**The request**: Below are some records. Output the lines from the first one through the line that holds "const cx = d", exactly as written, with no pictures.

# START OF Provided data

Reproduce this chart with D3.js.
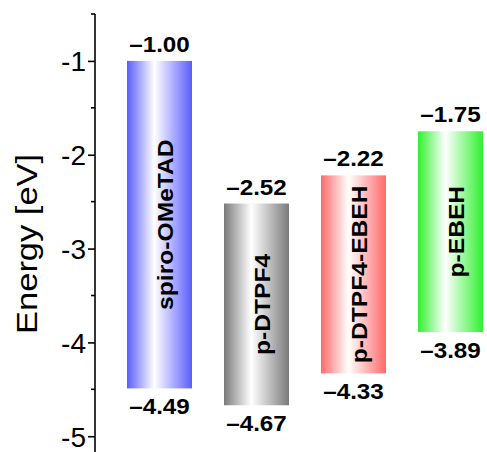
<!DOCTYPE html>
<html>
<head>
<meta charset="utf-8">
<script src="https://cdn.jsdelivr.net/npm/d3@7"></script>
<style>
  html, body { margin: 0; padding: 0; background: #fff; }
  svg { display: block; font-family: "Liberation Sans", Arial, sans-serif; }
</style>
</head>
<body>
<svg id="chart" width="487" height="452"></svg>
<script>
// Energy levels (eV) of the hole-transport materials
const materials = ["spiro-OMeTAD", "p-DTPF4", "p-DTPF4-EBEH", "p-EBEH"];
const lumo = [-1.00, -2.52, -2.22, -1.75];
const homo = [-4.49, -4.67, -4.33, -3.89];
const barColors = ["#5c5cff", "#7a7a7a", "#ff6a6a", "#30f030"];
const yTicks = [-1, -2, -3, -4, -5];
const yMinorTicks = [-0.5, -1.5, -2.5, -3.5, -4.5];

const svg = d3.select("#chart");
const W = 487, H = 452;
const axisX = 95;

const y = d3.scaleLinear().domain([-5.2, -0.5]).range([455, 14]);
const x = d3.scaleBand().domain(materials).range([111, 499])
  .paddingInner(0.33).paddingOuter(0.165);

// Horizontal gradients: saturated edges, white core slightly left of centre
const defs = svg.append("defs");
materials.forEach((m, i) => {
  const g = defs.append("linearGradient")
    .attr("id", "grad" + i)
    .attr("x1", "0%").attr("x2", "100%").attr("y1", "0%").attr("y2", "0%");
  g.append("stop").attr("offset", "0%").attr("stop-color", barColors[i]);
  g.append("stop").attr("offset", "42%").attr("stop-color", "#ffffff");
  g.append("stop").attr("offset", "100%").attr("stop-color", barColors[i]);
});

const data = materials.map((m, i) => ({ name: m, top: lumo[i], bottom: homo[i], i }));
const fmt = v => "\u2013" + Math.abs(v).toFixed(2);
const cx = d => x(d.name) + x.bandwidth() / 2;

// Bars spanning LUMO to HOMO
svg.append("g").selectAll("rect").data(data).join("rect")
  .attr("x", d => x(d.name))
  .attr("width", x.bandwidth())
  .attr("y", d => y(d.top))
  .attr("height", d => y(d.bottom) - y(d.top))
  .attr("fill", d => `url(#grad${d.i})`);

// Material names, rotated inside each bar
svg.append("g").selectAll("text").data(data).join("text")
  .attr("transform", d => `translate(${cx(d) + 13},${(y(d.top) + y(d.bottom)) / 2}) rotate(-90) scale(1.12,1)`)
  .attr("text-anchor", "middle")
  .attr("font-weight", "bold")
  .attr("font-size", 22)
  .text(d => d.name);

// LUMO values above the bars
svg.append("g").selectAll("text").data(data).join("text")
  .attr("transform", d => `translate(${cx(d)},${y(d.top) - 9}) scale(1.1,1)`)
  .attr("text-anchor", "middle")
  .attr("font-weight", "bold")
  .attr("font-size", 22)
  .text(d => fmt(d.top));

// HOMO values below the bars
svg.append("g").selectAll("text").data(data).join("text")
  .attr("transform", d => `translate(${cx(d)},${y(d.bottom) + 26}) scale(1.1,1)`)
  .attr("text-anchor", "middle")
  .attr("font-weight", "bold")
  .attr("font-size", 22)
  .text(d => fmt(d.bottom));

// Left axis with major and minor ticks
const axis = svg.append("g").attr("transform", `translate(${axisX},0)`);
axis.call(d3.axisLeft(y).tickValues(yTicks).tickSize(7).tickPadding(2)
  .tickFormat(d => String(d)));
axis.call(g => g.select(".domain").attr("stroke-width", 1.6).attr("d", `M0,${y(-0.5)}V${H + 5}`));
axis.selectAll(".tick line").attr("stroke-width", 1.6);
axis.selectAll(".tick text").attr("font-size", 28).attr("font-family", "Liberation Sans, Arial, sans-serif").attr("dy", "0.35em");
axis.selectAll(".minor").data(yMinorTicks).join("line")
  .attr("class", "minor")
  .attr("x1", -4).attr("x2", 0)
  .attr("y1", d => y(d)).attr("y2", d => y(d))
  .attr("stroke", "#000").attr("stroke-width", 1.6);

// Axis title
svg.append("text")
  .attr("transform", `translate(37,${y(-2.95)}) rotate(-90) scale(1.15,1)`)
  .attr("text-anchor", "middle")
  .attr("font-size", 30)
  .text("Energy [eV]");
</script>
</body>
</html>
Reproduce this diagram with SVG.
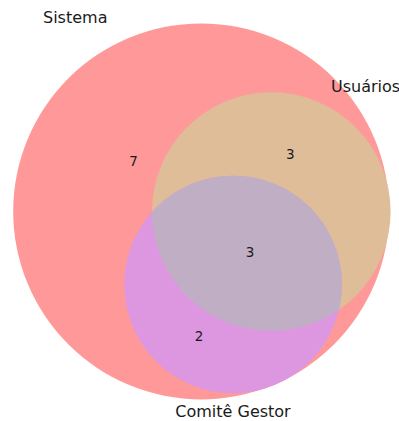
<svg xmlns="http://www.w3.org/2000/svg" width="399" height="421" viewBox="0 0 399 421">
  <style>
    .lbl { font-family: "DejaVu Sans", sans-serif; font-size: 16px; fill: #1a1a1a; }
    .num { font-family: "DejaVu Sans", sans-serif; font-size: 13.5px; fill: #1a1a1a; text-anchor: middle; }
  </style>
  <defs>
    <clipPath id="clipU">
      <circle cx="271.3" cy="211.6" r="119.3"/>
    </clipPath>
  </defs>
  <rect width="399" height="421" fill="#ffffff"/>
  <g id="sistema">
    <circle cx="201.2" cy="211.4" r="188" fill="#ff9999"/>
  </g>
  <g id="usuarios">
    <circle cx="271.3" cy="211.6" r="119.3" fill="#dfbd99"/>
  </g>
  <g id="comite">
    <circle cx="233.1" cy="284.5" r="108.8" fill="#dc97e0"/>
    <circle cx="233.1" cy="284.5" r="108.8" fill="#c0aec4" clip-path="url(#clipU)"/>
  </g>
  <g id="labels">
    <text class="lbl" x="43" y="23.3">Sistema</text>
    <text class="lbl" x="331" y="92.3">Usuários</text>
    <text class="lbl" x="233" y="417" text-anchor="middle">Comitê Gestor</text>
    <text class="num" x="133.5" y="165.7">7</text>
    <text class="num" x="290.3" y="159.3">3</text>
    <text class="num" x="250" y="257">3</text>
    <text class="num" x="199" y="340.7">2</text>
  </g>
</svg>
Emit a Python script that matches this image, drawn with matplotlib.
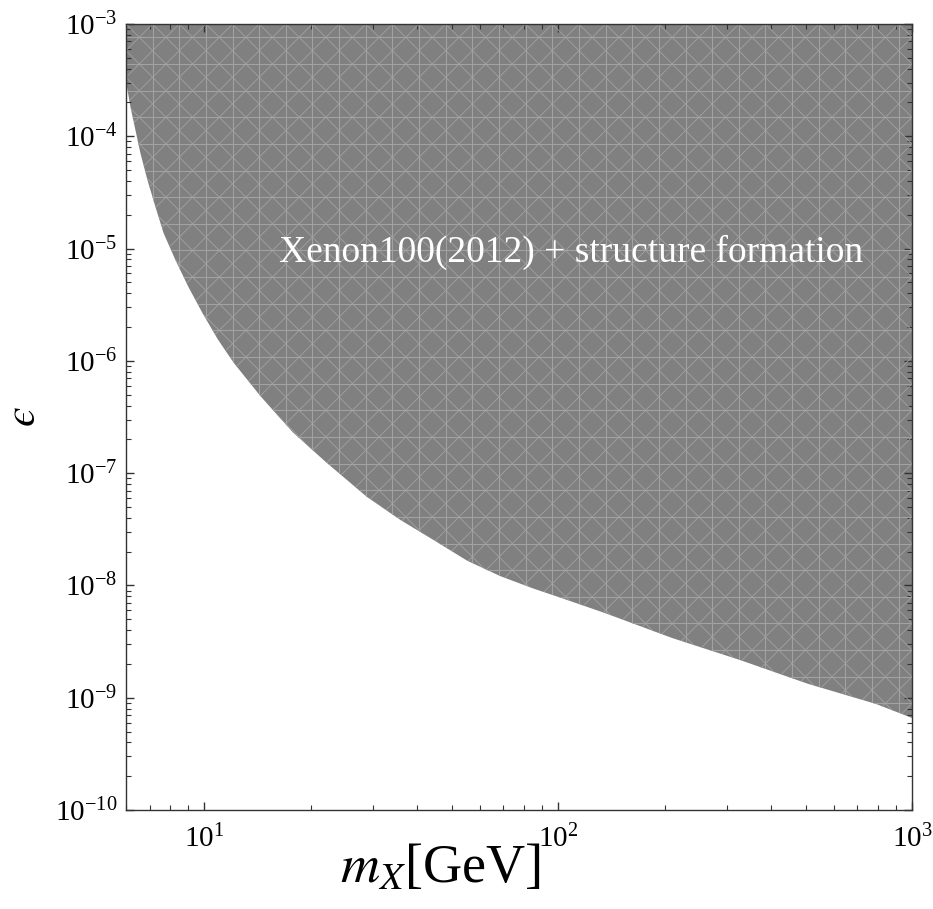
import matplotlib
matplotlib.use("Agg")
import numpy as np
import matplotlib.pyplot as plt
from matplotlib.collections import LineCollection
from matplotlib.ticker import LogLocator

plt.rcParams['font.family'] = ['Liberation Serif', 'DejaVu Serif']
plt.rcParams['mathtext.fontset'] = 'stix'

# Exclusion boundary (m_X in GeV, epsilon)
mass = [6.0, 6.18, 6.38, 6.59, 6.9, 7.27, 7.66, 8.28, 9.01, 9.87, 10.9, 12.1,
        14.4, 17.8, 22.2, 28.8, 35.8, 44.4, 55.3, 68.6, 84.9, 100, 135, 210,
        326, 508, 791, 1000]
eps = [3.1e-4, 1.82e-4, 1.14e-4, 7.1e-5, 4.08e-5, 2.35e-5, 1.38e-5, 7.9e-6,
       4.55e-6, 2.67e-6, 1.56e-6, 9.6e-7, 4.85e-7, 2.3e-7, 1.23e-7, 6.14e-8,
       3.83e-8, 2.54e-8, 1.66e-8, 1.21e-8, 9.4e-9, 7.9e-9, 5.7e-9, 3.4e-9,
       2.17e-9, 1.33e-9, 8.8e-10, 6.6e-10]
label = "Xenon100(2012) + structure formation"
xticks = [1e1, 1e2, 1e3]
yticks = [1e-10, 1e-9, 1e-8, 1e-7, 1e-6, 1e-5, 1e-4, 1e-3]

fig = plt.figure(figsize=(9.33, 9.09), dpi=100)
ax = fig.add_axes([0.135, 0.1089, 0.8425, 0.8647])
ax.set_xscale('log')
ax.set_yscale('log')

region = ax.fill_between(mass, eps, 1e-3, facecolor='#808080', linewidth=0)

# light mesh inside the shaded region (mimics the rendered triangulation)
step = 1 / 29.5
grid = []
diag = []
for c in np.arange(0, 1 + step, step):
    grid.append([(c, 0), (c, 1)])
    grid.append([(0, c), (1, c)])
for c in np.arange(-1, 2 + step, step):
    diag.append([(c, 0), (c + 1, 1)])
    diag.append([(c, 0), (c - 1, 1)])
for segs, lw in ((grid, 0.8), (diag, 0.6)):
    mesh = LineCollection(segs, colors='#a2a2a2', linewidths=lw,
                          transform=ax.transAxes)
    ax.add_collection(mesh)
    mesh.set_clip_path(region.get_paths()[0], ax.transData)

ax.text(0.566, 0.71, label, transform=ax.transAxes, color='white',
        fontsize=27, ha='center', va='center')

ax.set_xlabel(r'$m_X$[GeV]', fontsize=39)
ax.xaxis.set_label_coords(0.40, -0.043)
ax.set_ylabel('$\u03f5$', fontsize=32)
ax.yaxis.set_label_coords(-0.104, 0.50)

ax.set_xticks(xticks)
ax.set_yticks(yticks)
ax.xaxis.set_minor_locator(LogLocator(base=10, subs=range(2, 10), numticks=20))
ax.yaxis.set_minor_locator(LogLocator(base=10, subs=range(2, 10), numticks=20))
ax.set_xlim(6.0, 1000)
ax.set_ylim(1e-10, 1e-3)

ax.tick_params(which='both', direction='in', top=True, right=True,
               color='#333333', labelsize=21)
ax.tick_params(which='major', length=6, width=1)
ax.tick_params(which='minor', length=3.5, width=0.8,
               labelbottom=False, labelleft=False)
ax.tick_params(axis='x', pad=11)
ax.tick_params(axis='y', pad=6)
for s in ax.spines.values():
    s.set_color('#333333')
    s.set_linewidth(1)

fig.savefig("out.png", dpi=100)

# END OF Provided data

**In response**:
Reproduce this chart with D3.js.
<!DOCTYPE html>
<html>
<head>
<meta charset="utf-8">
<script src="https://cdn.jsdelivr.net/npm/d3@7"></script>
<style>
  html, body { margin: 0; padding: 0; background: #fff; }
  svg { display: block; font-family: "Liberation Sans", Arial, sans-serif; }
</style>
</head>
<body>
<svg id="chart" width="487" height="452"></svg>
<script>
// Energy levels (eV) of the hole-transport materials
const materials = ["spiro-OMeTAD", "p-DTPF4", "p-DTPF4-EBEH", "p-EBEH"];
const lumo = [-1.00, -2.52, -2.22, -1.75];
const homo = [-4.49, -4.67, -4.33, -3.89];
const barColors = ["#5c5cff", "#7a7a7a", "#ff6a6a", "#30f030"];
const yTicks = [-1, -2, -3, -4, -5];
const yMinorTicks = [-0.5, -1.5, -2.5, -3.5, -4.5];

const svg = d3.select("#chart");
const W = 487, H = 452;
const axisX = 95;

const y = d3.scaleLinear().domain([-5.2, -0.5]).range([455, 14]);
const x = d3.scaleBand().domain(materials).range([111, 499])
  .paddingInner(0.33).paddingOuter(0.165);

// Horizontal gradients: saturated edges, white core slightly left of centre
const defs = svg.append("defs");
materials.forEach((m, i) => {
  const g = defs.append("linearGradient")
    .attr("id", "grad" + i)
    .attr("x1", "0%").attr("x2", "100%").attr("y1", "0%").attr("y2", "0%");
  g.append("stop").attr("offset", "0%").attr("stop-color", barColors[i]);
  g.append("stop").attr("offset", "42%").attr("stop-color", "#ffffff");
  g.append("stop").attr("offset", "100%").attr("stop-color", barColors[i]);
});

const data = materials.map((m, i) => ({ name: m, top: lumo[i], bottom: homo[i], i }));
const fmt = v => "\u2013" + Math.abs(v).toFixed(2);
const cx = d => x(d.name) + x.bandwidth() / 2;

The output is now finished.